Liberamente tratto dall’omonimo romanzo di André Aciman (Guanda), sceneggiato da James Ivory con Guadagnino e Walter Fasano, racconta la storia d’amore tra il ricercatore americano Oliver (Armie Hammer) e il 17enne Elio Perlman (Timothée Chalamet), figlio della coppia dei colti ospiti . Non un film sull’omosessualità ma sul pudore e sulle soglie d’amore ed d’esperienza.
Lady Bird di Greta Gerwig
Gerwig analizza i meccanismi che imprigionano il passaggio dall’infanzia nell passaggio all’età adulta nell’America di oggi attraverso Christine (Saoirse Ronan), una studentessa di Sacramento, che nel mezzo di un nulla californiano sogna il minimalismo chic di NY. Christine, che si fa chiamare anche dalla madre Lady Bird, ha un’amica vera, Julie (Beanie Feldstein), troppo grassa per essere cool e vive dalla parte “sbagliata” della ferrovia, ha una parte in un musical sgangherato, è allergica all’ambiente cattolico che sembra circondare ogni aspetto della sua vita. Cerca di essere speciale, a partire dal colore dei capelli, ma poi coniuga il desiderio di protagonismo con la necessità di accettazione sociale e canalizza male il proprio bisogno di amore, rivolgendolo sempre verso le persone sbagliate. L’urgenza, che corre sotto traccia nella pellicola, è probabilmente autobiografica (la stessa Gerwig è di Sacramento), la rende universale e la sua bellezza sta nel restituire un’epoca in cui tutti sono stati più o meno ridicoli o hanno provato o sognato di essere diversi da quello che sono.
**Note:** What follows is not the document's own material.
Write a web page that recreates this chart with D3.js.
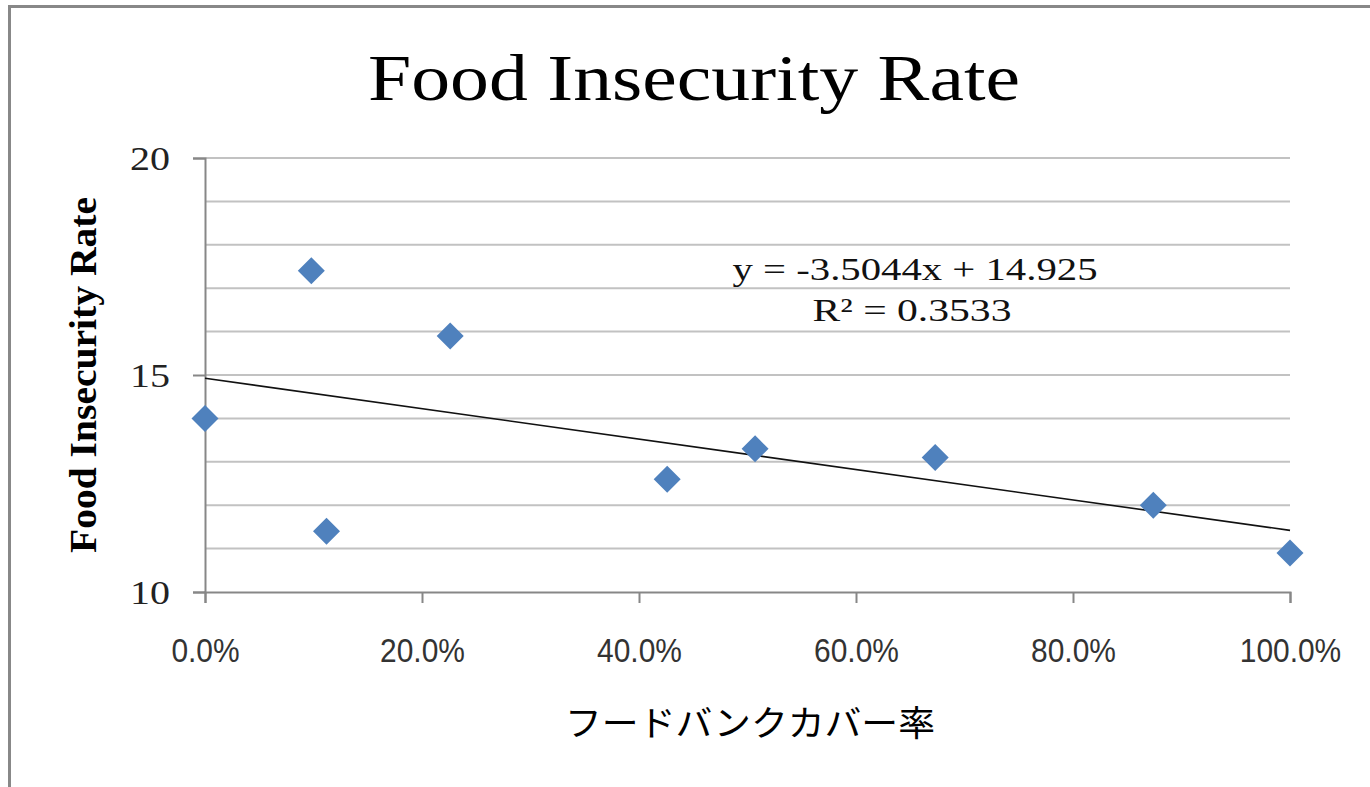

The shape of Water di Guillermo del Toro
Nell’ America 1962, in piena Guerra Fredda, avviene l’incontro tra una creatura marina fantastica, catturata dai servizi segreti americani durante la Guerra Fredda, e un’Amelie-Cenerentola, Elisa (Sally Hawkins), donna delle pulizie diventata muta dopo un trauma infantile. Elisa, in combutta con una spia sovietica, salva il mostro dai tanti volti, dio-taumaturgo e a volte bestia feroce, dalla gretta violenza benpensante dell’agente Strickland (Michael Shannon). Una favola noir subacquea che è anche un grande omaggio alla forza immaginifica del cinema. Fantasia confezionata con grande abilità, fa fluttuare lo spettatore assieme ai protagonisti di un mondo sommerso.